3. Make a “Stopping Rule”
I had a friend over for a sleepover once, and before we both went to bed she went on her phone and said, “let me just check Instagram for a second.”
I went to bed and woke up a couple of hours later to use the restroom and she was still on her phone! When I asked her why she said, “It’s been that long?!”
Like, yeah sis, did you think you discovered time travel or something?
The point is, many people may get in a big loop and keep on “browsing and checking” and lose all sense of time. You check email, Tiktok, Facebook, Twitter, Snapchat, Instagram…and by the time you’ve done all that it’s time to do another round. Scientists call it a “ludic loop.” It’s what slot machines are designed to produce.
The phone checking and browsing essentially becomes a “happy place” that you get lulled into. And so you keep repeating the actions over and over (because you are comfortable and happy), until something shakes you out if it.
Read: Social media copies gambling methods ‘to create psychological addiction’
You can use a countdown timer or make stopping rules using identity statements, like “I don’t use social media during my work hours.”
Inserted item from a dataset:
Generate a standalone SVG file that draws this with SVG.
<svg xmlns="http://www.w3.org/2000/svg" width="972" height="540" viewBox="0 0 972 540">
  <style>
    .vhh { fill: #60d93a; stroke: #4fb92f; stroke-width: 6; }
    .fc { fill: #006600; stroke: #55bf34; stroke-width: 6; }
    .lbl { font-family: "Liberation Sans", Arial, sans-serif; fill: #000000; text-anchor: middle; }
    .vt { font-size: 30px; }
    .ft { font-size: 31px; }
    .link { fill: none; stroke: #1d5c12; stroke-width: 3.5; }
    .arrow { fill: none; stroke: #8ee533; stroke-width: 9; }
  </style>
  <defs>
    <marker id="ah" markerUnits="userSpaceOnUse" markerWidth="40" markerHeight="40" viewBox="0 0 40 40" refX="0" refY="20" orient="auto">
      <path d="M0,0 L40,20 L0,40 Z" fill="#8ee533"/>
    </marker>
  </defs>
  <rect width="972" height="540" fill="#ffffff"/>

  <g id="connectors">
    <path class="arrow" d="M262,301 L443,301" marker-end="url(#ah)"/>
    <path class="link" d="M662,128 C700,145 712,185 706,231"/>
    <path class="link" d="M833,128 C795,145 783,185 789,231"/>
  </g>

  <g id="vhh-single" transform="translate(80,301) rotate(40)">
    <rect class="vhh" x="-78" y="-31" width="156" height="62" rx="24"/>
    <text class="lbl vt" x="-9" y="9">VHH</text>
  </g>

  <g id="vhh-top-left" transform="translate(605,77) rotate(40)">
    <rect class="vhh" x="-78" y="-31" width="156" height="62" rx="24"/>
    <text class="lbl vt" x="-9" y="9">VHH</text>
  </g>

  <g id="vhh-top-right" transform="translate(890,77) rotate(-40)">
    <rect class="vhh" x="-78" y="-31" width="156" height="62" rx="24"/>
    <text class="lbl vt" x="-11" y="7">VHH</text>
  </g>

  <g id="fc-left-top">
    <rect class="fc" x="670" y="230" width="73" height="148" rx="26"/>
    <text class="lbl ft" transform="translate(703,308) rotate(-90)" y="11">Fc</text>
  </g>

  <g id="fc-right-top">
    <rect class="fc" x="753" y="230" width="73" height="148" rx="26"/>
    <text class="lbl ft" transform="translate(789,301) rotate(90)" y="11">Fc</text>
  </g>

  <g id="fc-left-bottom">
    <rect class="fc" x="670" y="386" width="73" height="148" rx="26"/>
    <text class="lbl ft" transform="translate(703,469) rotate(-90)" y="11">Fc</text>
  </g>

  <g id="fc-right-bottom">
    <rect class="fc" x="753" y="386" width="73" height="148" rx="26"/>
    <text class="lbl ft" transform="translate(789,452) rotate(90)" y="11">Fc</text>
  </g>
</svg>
4. Prepare in Advance for Failure
Most likely you’ve seen some version of this move: the main character knows he’s going to turn into a werewolf around nightfall, so he runs away from the party to transform away from the prowling eyes of other people and not cause harm.
You, like this main character/monster, can make smart decisions in anticipation of a problem. Doing the right thing is hard. What you want to do is make it easier for your future-self.
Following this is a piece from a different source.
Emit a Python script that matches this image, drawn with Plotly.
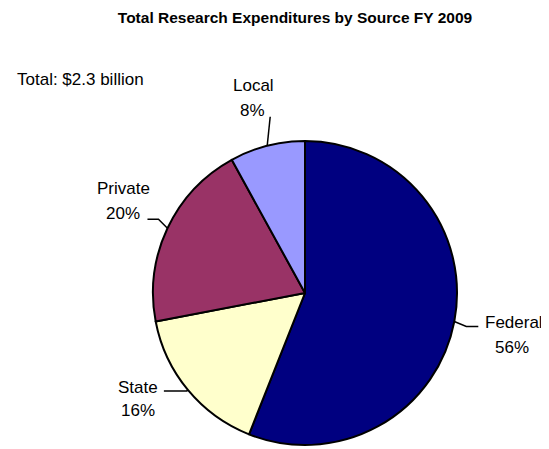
import math
import plotly.graph_objects as go

labels = ["Federal", "State", "Private", "Local"]
values = [56, 16, 20, 8]
colors = ["#000080", "#FFFFCC", "#993366", "#9999FF"]
title_text = "Total Research Expenditures by Source FY 2009"
total_text = "Total: $2.3 billion"

# page has an 8px body margin; work in screen pixels and shift
OFF = 8
W, H = 541, 441
FONT = "Liberation Sans, Arial, sans-serif"

# pie geometry (screen pixels)
cx, cy, R = 305, 293, 152

def px(x, y):
    return (x - OFF) / W, 1 - (y - OFF) / H

x0, y0 = px(cx - R, cy + R)
x1, y1 = px(cx + R, cy - R)

fig = go.Figure(go.Pie(
    labels=labels, values=values, sort=False, direction="clockwise", rotation=0,
    marker=dict(colors=colors, line=dict(color="black", width=2)),
    textinfo="none", hoverinfo="label+percent", showlegend=False,
    domain=dict(x=[x0, x1], y=[y0, y1]),
))

# label placement (screen pixels): name center, percent center, leader elbow offsets
label_pos = {
    "Federal": ((514, 322), (512, 347), (12, 5), (12, 0)),
    "State": ((138, 387), (138, 410), (-1, 1), (-23, 0)),
    "Private": ((123, 188), (123, 213), (-9, -9), (-11, 0)),
    "Local": ((253, 85), (252, 110), (3, -29), (0, 0)),
}

total = sum(values)
cum = 0
annotations = []
shapes = []
for lab, v in zip(labels, values):
    mid = (cum + v / 2) / total * 2 * math.pi
    cum += v
    sx = cx + R * math.sin(mid)
    sy = cy - R * math.cos(mid)
    npos, ppos, e1, e2 = label_pos[lab]
    pct = round(v / total * 100)
    for txt, pos in ((lab, npos), (f"{pct}%", ppos)):
        ax, ay = px(*pos)
        annotations.append(dict(x=ax, y=ay, xref="paper", yref="paper", xanchor="center", yanchor="middle",
                                text=txt, showarrow=False,
                                font=dict(family=FONT, size=17, color="black")))
    p1 = (sx + e1[0], sy + e1[1])
    p2 = (p1[0] + e2[0], p1[1] + e2[1])
    pts = [px(sx, sy), px(*p1), px(*p2)]
    path = "M {} {} L {} {} L {} {}".format(pts[0][0], pts[0][1], pts[1][0], pts[1][1], pts[2][0], pts[2][1])
    shapes.append(dict(type="path", xref="paper", yref="paper", path=path, line=dict(color="black", width=1.5)))

tx, ty = px(15, 80)
annotations.append(dict(x=tx, y=ty, xref="paper", yref="paper", xanchor="left", yanchor="middle",
                        text=total_text, showarrow=False, font=dict(family=FONT, size=17, color="black")))

ttx, tty = px(295, 18)
fig.update_layout(
    width=W, height=H, margin=dict(l=0, r=0, t=0, b=0),
    paper_bgcolor="white", plot_bgcolor="white",
    title=dict(text=f"<b>{title_text}</b>", x=ttx, xanchor="center", y=tty, yanchor="middle",
               font=dict(family=FONT, size=15.5, color="black")),
    annotations=annotations, shapes=shapes,
)

fig.write_html("out.html")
You probably know what your weaknesses are and what your biggest temptations include, so assume that you will fall into them. Now what can you do to make sure that doesn’t happen? Perhaps, turn your phone completely off, leave it in another room, or set a timer for how long you can use it.
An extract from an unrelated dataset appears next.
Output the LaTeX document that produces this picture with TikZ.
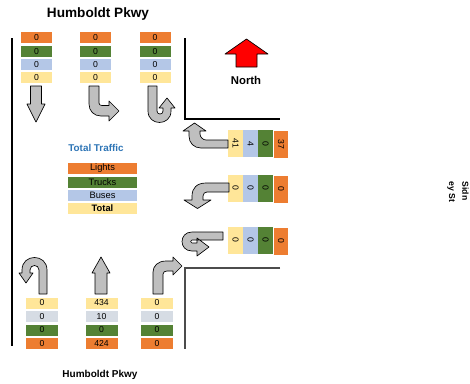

5. Replace It With Another Habit
The truth is that we really don’t “break habits,” we replace them. You find another behavior that is a stand-in for the behavior you want to be doing. Your focus on the positive behavior will make the desire for the negative one die away. Instead of reaching for your phone, how about reaching for a book? Or a board game? Or a real conversation with the person nearest to you?
Phone addictions are over-hyped. There are many alternatives that can feed the same desire for a browse or entertainment. To successfully stop going on your phone so much, you need to find an alternative “place-holder,” something to fill the gap.
For me, it is reading blogs and articles about topics I’m passionate about. I carefully selected my list of topics on google and I get a refreshed feed every hour or so with all the latest articles. Scrolling through that feed gives me the same pleasure as scrolling through Instagram or Facebook, but in reality I am educating myself and doing something constructive, rather than destructive. I encourage you to find a similar action that can work for you.
Conclusion:
Technology can be a wonderful thing if we use it wisely. It can be used to connect with people, to inspire, to educate, to enhance, to build, to create, to influence, and to grow. Don’t let the negative aspects get to you. Don’t compare yourself to others on there, don’t spread negativity or cyberbully, and don’t allow yourself to rely on it too much and waste the good moments in your life. Phone addiction is becoming more real and real, but like with many problems that we encounter, it can be treated properly with real science-backed strategies.